Dr. Yudkowsky is associate professor, Department of Medical Education, and director, Dr. Allan L. and Mary L. Graham Clinical Performance Center, University of Illinois at Chicago, Chicago, Illinois. Dr. Park is assistant professor, Department of Medical Education, University of Illinois at Chicago, Chicago, Illinois. Dr. Riddle is assistant professor, Department of Medical Education, University of Illinois at Chicago, Chicago, Illinois. Ms. Palladino is a student, University of Illinois College of Pharmacy. At the time of the study she was a graduate research assistant, Department of Medical Education, University of Illinois at Chicago, Chicago, Illinois. Dr. Bordage is professor, Department of Medical Education, University of Illinois at Chicago, Chicago, Illinois.

Published: July 2014

Purpose: High-quality checklists are essential to performance test score validity. Prior research found that physical exam checklists of items that clinically discriminated between competing diagnoses provided more generalizable scores than all-encompassing thoroughness checklists. The purpose of this study was to compare validity evidence for clinically discriminating versus thoroughness checklists, hypothesizing that evidence would favor the former.

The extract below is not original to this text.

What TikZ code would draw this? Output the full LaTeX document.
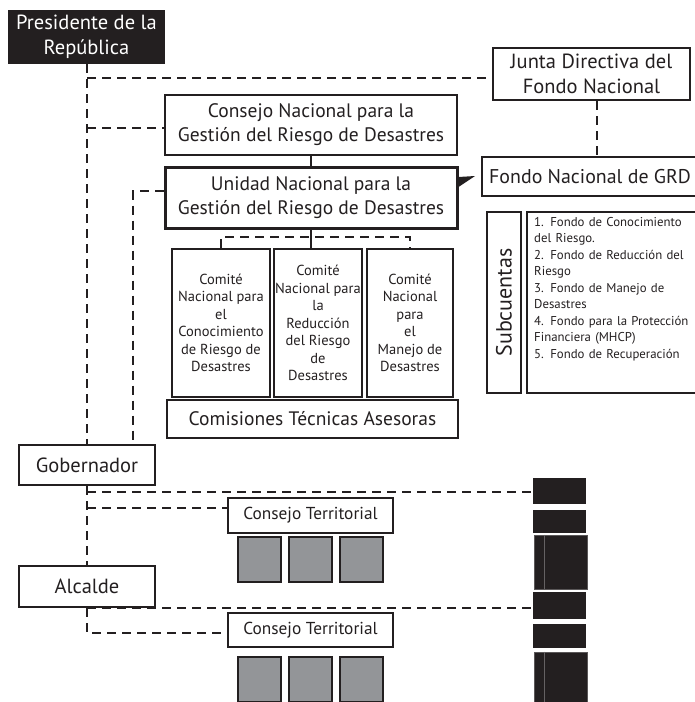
\documentclass[tikz,border=0pt]{standalone}
\usepackage{fontspec}
\setmainfont{PT Sans}
\definecolor{blk}{HTML}{231F20}
\definecolor{gry}{HTML}{939598}
\tikzset{
 box/.style={draw=blk, line width=2.2pt, inner sep=0pt, align=center, text=blk},
 dl/.style={draw=blk, line width=1.5pt, dash pattern=on 9pt off 6pt},
 sol/.style={draw=blk, line width=1.5pt},
 sq/.style={draw=blk, fill=gry, line width=2pt, inner sep=0pt, minimum width=43pt, minimum height=45pt},
 bk/.style={fill=blk, draw=none, inner sep=0pt, minimum width=53pt},
 big/.style={font=\fontsize{19.5}{24}\selectfont},
 bigger/.style={font=\fontsize{20.5}{25}\selectfont},
 cmtext/.style={font=\fontsize{14.5}{17.5}\selectfont},
 ctf/.style={font=\fontsize{17.3}{18}\selectfont},
}
\begin{document}
\begin{tikzpicture}[x=1pt,y=-1pt]
\useasboundingbox (0,0) rectangle (694,702);
% top level
\node[fill=blk, text=white, bigger, align=center, inner sep=0pt, minimum width=157pt, minimum height=54pt] (pres) at (86.5,37) {Presidente de la\\República};
\node[box, bigger, minimum width=197pt, minimum height=52pt] (junta) at (591.5,74) {Junta Directiva del\\Fondo Nacional};
\node[box, big, minimum width=292pt, minimum height=60pt] (cnac) at (311,125) {Consejo Nacional para la\\Gestión del Riesgo de Desastres};
\node[box, big, line width=3pt, minimum width=292pt, minimum height=61pt] (unidad) at (311,197.5) {Unidad Nacional para la\\Gestión del Riesgo de Desastres};
\node[box, minimum width=223pt, minimum height=39pt] (fondo) at (593.5,176.5) {};
\node[font=\fontsize{19.9}{24}\selectfont, anchor=west, inner sep=0pt, text=blk] (fondot) at (489,177) {Fondo Nacional de GRD};
% committees
\node[box, cmtext, line width=2pt, minimum width=98pt, minimum height=148pt] (c1) at (221,323) {Comité\\Nacional para\\el\\Conocimiento\\de Riesgo de\\Desastres};
\node[box, cmtext, line width=2pt, minimum width=88pt, minimum height=148pt] (c2) at (318,323) {Comité\\Nacional para\\la\\Reducción\\del Riesgo\\de\\Desastres};
\node[box, cmtext, line width=2pt, minimum width=86pt, minimum height=148pt] (c3) at (410,323) {Comité\\Nacional\\para\\el\\Manejo de\\Desastres};
\node[box, big, line width=2pt, minimum width=291pt, minimum height=38pt] (com) at (312.5,419) {Comisiones Técnicas Asesoras};
% subcuentas
\node[box, line width=2pt, minimum width=34pt, minimum height=181pt] (sub) at (504,302.5) {};
\node[rotate=90, font=\fontsize{22}{22}\selectfont, text=blk, inner sep=0pt] (subt) at (sub.center) {Subcuentas};
\node[box, line width=2pt, minimum width=180pt, minimum height=181pt] (list) at (617,302.5) {};
\node[anchor=north west, align=left, text width=165pt, inner sep=0pt, text=blk, font=\fontsize{12.8}{16.5}\selectfont] (listt) at (534,217) {1. Fondo de Conocimiento\\del Riesgo.\\2. Fondo de Reducción del\\Riesgo\\3. Fondo de Manejo de\\Desastres\\4. Fondo para la Protección\\Financiera (MHCP)\\5. Fondo de Recuperación};
% territorial
\node[box, bigger, minimum width=136pt, minimum height=40pt] (gob) at (87,465) {Gobernador};
\node[box, bigger, minimum width=136pt, minimum height=41pt] (alc) at (87,586.5) {Alcalde};
\node[box, ctf, line width=2pt, minimum width=165pt, minimum height=35pt] (ct1) at (310.5,515.5) {Consejo Territorial};
\node[box, ctf, line width=2pt, minimum width=165pt, minimum height=34pt] (ct2) at (310.5,630) {Consejo Territorial};
\node[sq] (s11) at (259.5,559.5) {};
\node[sq] (s12) at (310,559.5) {};
\node[sq] (s13) at (361.5,559.5) {};
\node[sq] (s21) at (259.5,679.5) {};
\node[sq] (s22) at (310,679.5) {};
\node[sq] (s23) at (361.5,679.5) {};
% black blocks
\node[bk, minimum height=26pt] (b1) at (559.5,491) {};
\node[bk, minimum height=23pt] (b2) at (559.5,521.5) {};
\node[bk, minimum height=54pt, draw=blk!75!white, line width=0.8pt] (b3) at (560.5,562) {};
\node[bk, minimum height=27pt] (b4) at (559.5,605.5) {};
\node[bk, minimum height=24pt] (b5) at (559.5,636) {};
\node[bk, minimum height=58pt, draw=blk!75!white, line width=0.8pt] (b6) at (560.5,681) {};
\draw[blk!70!white, line width=0.6pt] (b3.north -| 544,0) -- (b3.south -| 544,0);
\draw[blk!70!white, line width=0.6pt] (b6.north -| 544,0) -- (b6.south -| 544,0);
% connectors
\draw[dl] (pres.south -| gob.north) -- (gob.north);
\draw[dl] (gob.north |- 0,78) -- (junta.west |- 0,78);
\draw[dl] (gob.north |- 0,128) -- (cnac.west |- 0,128);
\draw[dl] (unidad.west |- 0,191) -- (133,191) -- (133,445);
\draw[dl] (junta.south -| 597,0) -- (fondo.north -| 597,0);
\draw[sol] (cnac.south) -- (unidad.north);
\draw[sol] (unidad.south) -- (unidad.south |- c2.north);
\draw[dl] (c1.north) -- (221,237) -- (410,237) -- (c3.north);
\fill[blk] (unidad.east |- 0,177) -- (475,176) -- (unidad.east |- 0,187) -- cycle;
\draw[dl] (gob.south) -- (alc.north);
\draw[dl] (gob.south |- 0,492) -- (b1.west |- 0,492);
\draw[dl] (gob.south |- 0,508) -- (ct1.west |- 0,508);
\draw[dl] (alc.south) -- (87,633) -- (ct2.west |- 0,633);
\draw[dl] (alc.south |- 0,608) -- (b4.west |- 0,608);
\end{tikzpicture}
\end{document}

Method: Faculty at four Chicago-area medical schools developed six standardized patient (SP) cases with checklists of about 20 items ("thoroughness [long] checklists"). Four clinicians identified a subset of items that clinically discriminated between competing diagnoses of each case ("clinically discriminating [short] checklists"). Cases were administered to 155 University of Illinois at Chicago fourth-year medical students during their 2011 Clinical Skills Examination (CSE). Validity evidence was compared for CSE scores based on thoroughness versus clinically discriminating checklist items.

Results: Validity evidence favoring clinically discriminating checklists included response process: greater SP checklist accuracy (kappa = 0.75 for long and 0.84 for short checklists, P < .05); internal structure: better item discrimination (0.28 long, 0.42 short, P < .001); internal consistency reliability (0.80 long, 0.92 short); standard error of measurement (z score 8.87 long, 8.05 short); and generalizability (G = 0.504 long, 0.533 short). There were no significant differences overall in relevance ratings, item difficulty, or cut scores of long versus short checklist items.

Conclusions: Limiting checklist items to those affecting diagnostic decisions resulted in better accuracy and psychometric indices. Thoroughness items performed without thinking do not reflect clinical reasoning ability and contribute construct-irrelevant variance to scores.